## What to produce
Without the pictures, extract every line from the start of the material to the line containing "(prodStart) at (38,405)", both ends included.
>>
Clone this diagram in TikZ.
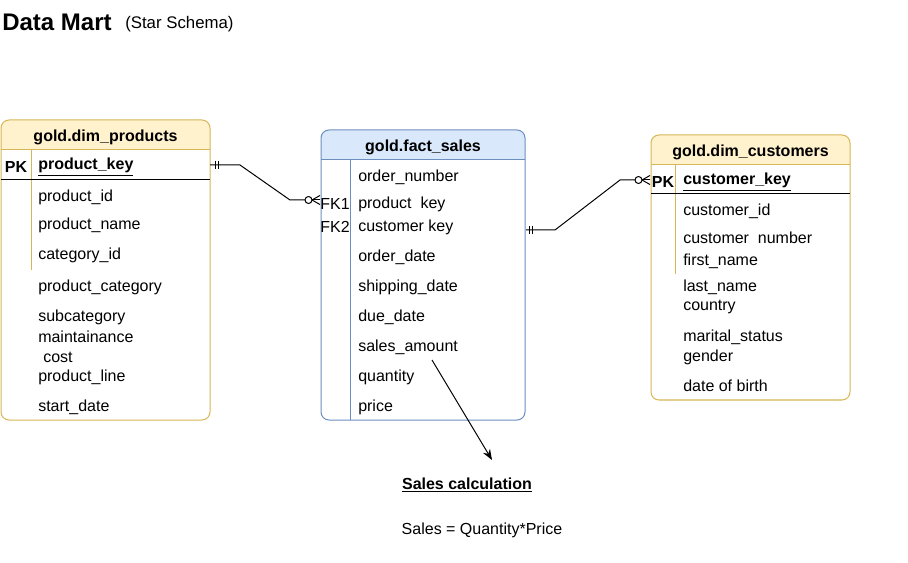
\documentclass[tikz,border=0pt]{standalone}
\usepackage{fontspec}
\setmainfont{Liberation Sans}
\usepackage{xcolor}
\usetikzlibrary{calc,arrows.meta}
\definecolor{yfill}{HTML}{FFF2CC}
\definecolor{yline}{HTML}{D6B656}
\definecolor{bfill}{HTML}{DAE8FC}
\definecolor{bline}{HTML}{6C8EBF}
\tikzset{
  tbl/.style={line width=0.75pt, rounded corners=6pt},
  sep/.style={line width=0.75pt},
  conn/.style={draw=black, line width=0.75pt, line join=round},
  fld/.style={anchor=west, inner sep=0pt, yshift=-1.5pt, font=\fontsize{12}{14}\selectfont},
  hdr/.style={inner sep=0pt, yshift=-1.5pt, font=\fontsize{12}{14}\selectfont\bfseries},
  keyc/.style={inner sep=0pt, yshift=-1.5pt, font=\fontsize{12}{14}\selectfont},
}

\begin{document}
\begin{tikzpicture}[x=0.75pt, y=-0.75pt]
  \useasboundingbox (0,0) rectangle (908,563);
  % title
  \node[anchor=west, inner sep=0pt, font=\fontsize{18}{20}\selectfont\bfseries] (title) at (2,22) {Data Mart};
  \node[anchor=west, inner sep=0pt, font=\fontsize{12.6}{14}\selectfont] (sub) at (125,24) {(Star Schema)};

  % gold.dim_products
  \begin{scope}
    \clip[rounded corners=6pt] (1,120) rectangle (210,420);
    \fill[yfill] (1,120) rectangle (210,150);
  \end{scope}
  \draw[tbl, draw=yline] (1,120) rectangle (210,420);
  \draw[sep, yline] (1,150) -- (210,150);
  \draw[sep, yline] (31,150) -- (31,270);
  \draw[sep, black] (1,180) -- (210,180);
  \node[hdr] (prodH) at (105.5,135) {gold.dim\_products};
  \node[hdr] (prodPK) at (16,165) {PK};
  \node[fld, font=\fontsize{12}{14}\selectfont\bfseries] (prodKey) at (38,165) {\underline{product\_key}};
  \node[fld] (prodId) at (38,195) {product\_id};
  \node[fld] (prodName) at (38,223) {product\_name};
  \node[fld] (prodCatId) at (38,253) {category\_id};
  \node[fld] (prodCat) at (38,285) {product\_category};
  \node[fld] (prodSub) at (38,315) {subcategory};
  \node[fld] (prodMnt) at (38,335) {maintainance};
  \node[fld] (prodCost) at (43,355) {cost};
  \node[fld] (prodLine) at (38,375) {product\_line};
  \node[fld] (prodStart) at (38,405) {start\_date};

  % gold.fact_sales
  \begin{scope}
    \clip[rounded corners=6pt] (321,130) rectangle (525,420);
    \fill[bfill] (321,130) rectangle (525,160);
  \end{scope}
  \draw[tbl, draw=bline] (321,130) rectangle (525,420);
  \draw[sep, bline] (321,160) -- (525,160);
  \draw[sep, bline] (350,160) -- (350,420);
  \node[hdr] (factH) at (423,145) {gold.fact\_sales};
  \node[fld] (factOrd) at (358,175) {order\_number};
  \node[keyc] (factFK1) at (335,202) {FK1};
  \node[fld] (factProd) at (358,202) {product\ \ key};
  \node[keyc] (factFK2) at (335,225) {FK2};
  \node[fld] (factCust) at (358,225) {customer key};
  \node[fld] (factOD) at (358,255) {order\_date};
  \node[fld] (factSD) at (358,285) {shipping\_date};
  \node[fld] (factDD) at (358,315) {due\_date};
  \node[fld] (factAmt) at (358,345) {sales\_amount};
  \node[fld] (factQty) at (358,375) {quantity};
  \node[fld] (factPrice) at (358,405) {price};

  % gold.dim_customers
  \begin{scope}
    \clip[rounded corners=6pt] (651,135) rectangle (850,400);
    \fill[yfill] (651,135) rectangle (850,165);
  \end{scope}
  \draw[tbl, draw=yline] (651,135) rectangle (850,400);
  \draw[sep, yline] (651,165) -- (850,165);
  \draw[sep, yline] (675,165) -- (675,274);
  \draw[sep, black] (651,194) -- (850,194);
  \node[hdr] (custH) at (750.5,150) {gold.dim\_customers};
  \node[hdr] (custPK) at (663,180) {PK};
  \node[fld, font=\fontsize{12}{14}\selectfont\bfseries] (custKey) at (683,180) {\underline{customer\_key}};
  \node[fld] (custId) at (683,209) {customer\_id};
  \node[fld] (custNum) at (683,236) {customer\ \ number};
  \node[fld] (custFirst) at (683,259) {first\_name};
  \node[fld] (custLast) at (683,285) {last\_name};
  \node[fld] (custCtry) at (683,305) {country};
  \node[fld] (custMar) at (683,335) {marital\_status};
  \node[fld] (custGen) at (683,355) {gender};
  \node[fld] (custBirth) at (683,384) {date of birth};

  % relations
  \coordinate (pkP) at (210,165);
  \coordinate (fkP) at (320,200);
  \coordinate (fkC) at (526,230);
  \coordinate (pkC) at (650,180);
  \draw[conn] (pkP) -- ++(30,0) -- ++(50,35) -- ($(fkP)+(-15,0)$);
  \draw[conn] ($(pkP)+(5,-4)$) -- ++(0,8);
  \draw[conn] ($(pkP)+(8,-4)$) -- ++(0,8);
  \draw[conn] ($(fkP)+(-11.5,0)$) circle (3.5);
  \draw[conn] ($(fkP)+(-8,0)$) -- (fkP);
  \draw[conn] ($(fkP)+(-8,0)$) -- ++(8,-4.5);
  \draw[conn] ($(fkP)+(-8,0)$) -- ++(8,4.5);

  \draw[conn] (fkC) -- ++(29,0) -- ++(65,-50) -- ($(pkC)+(-15,0)$);
  \draw[conn] ($(fkC)+(3,-4)$) -- ++(0,8);
  \draw[conn] ($(fkC)+(6,-4)$) -- ++(0,8);
  \draw[conn] ($(pkC)+(-11.5,0)$) circle (3.5);
  \draw[conn] ($(pkC)+(-8,0)$) -- (pkC);
  \draw[conn] ($(pkC)+(-8,0)$) -- ++(8,-4.5);
  \draw[conn] ($(pkC)+(-8,0)$) -- ++(8,4.5);

  % sales calculation note
  \node[inner sep=0pt, yshift=-1.5pt, font=\fontsize{12}{14}\selectfont\bfseries] (calc) at (467,483) {\underline{Sales calculation}};
  \node[inner sep=0pt, yshift=-1.5pt, font=\fontsize{12}{14}\selectfont] (formula) at (482,528) {Sales = Quantity*Price};
  \coordinate (arrS) at (432,360);
  \coordinate (arrE) at (492,460);
  \draw[conn, -{Stealth[length=8pt, width=6pt]}] (arrS) -- (arrE);
\end{tikzpicture}
\end{document}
<<
## Expected answer
Clone this diagram in TikZ.
\documentclass[tikz,border=0pt]{standalone}
\usepackage{fontspec}
\setmainfont{Liberation Sans}
\usepackage{xcolor}
\usetikzlibrary{calc,arrows.meta}
\definecolor{yfill}{HTML}{FFF2CC}
\definecolor{yline}{HTML}{D6B656}
\definecolor{bfill}{HTML}{DAE8FC}
\definecolor{bline}{HTML}{6C8EBF}
\tikzset{
  tbl/.style={line width=0.75pt, rounded corners=6pt},
  sep/.style={line width=0.75pt},
  conn/.style={draw=black, line width=0.75pt, line join=round},
  fld/.style={anchor=west, inner sep=0pt, yshift=-1.5pt, font=\fontsize{12}{14}\selectfont},
  hdr/.style={inner sep=0pt, yshift=-1.5pt, font=\fontsize{12}{14}\selectfont\bfseries},
  keyc/.style={inner sep=0pt, yshift=-1.5pt, font=\fontsize{12}{14}\selectfont},
}

\begin{document}
\begin{tikzpicture}[x=0.75pt, y=-0.75pt]
  \useasboundingbox (0,0) rectangle (908,563);
  % title
  \node[anchor=west, inner sep=0pt, font=\fontsize{18}{20}\selectfont\bfseries] (title) at (2,22) {Data Mart};
  \node[anchor=west, inner sep=0pt, font=\fontsize{12.6}{14}\selectfont] (sub) at (125,24) {(Star Schema)};

  % gold.dim_products
  \begin{scope}
    \clip[rounded corners=6pt] (1,120) rectangle (210,420);
    \fill[yfill] (1,120) rectangle (210,150);
  \end{scope}
  \draw[tbl, draw=yline] (1,120) rectangle (210,420);
  \draw[sep, yline] (1,150) -- (210,150);
  \draw[sep, yline] (31,150) -- (31,270);
  \draw[sep, black] (1,180) -- (210,180);
  \node[hdr] (prodH) at (105.5,135) {gold.dim\_products};
  \node[hdr] (prodPK) at (16,165) {PK};
  \node[fld, font=\fontsize{12}{14}\selectfont\bfseries] (prodKey) at (38,165) {\underline{product\_key}};
  \node[fld] (prodId) at (38,195) {product\_id};
  \node[fld] (prodName) at (38,223) {product\_name};
  \node[fld] (prodCatId) at (38,253) {category\_id};
  \node[fld] (prodCat) at (38,285) {product\_category};
  \node[fld] (prodSub) at (38,315) {subcategory};
  \node[fld] (prodMnt) at (38,335) {maintainance};
  \node[fld] (prodCost) at (43,355) {cost};
  \node[fld] (prodLine) at (38,375) {product\_line};
  \node[fld] (prodStart) at (38,405) {start\_date};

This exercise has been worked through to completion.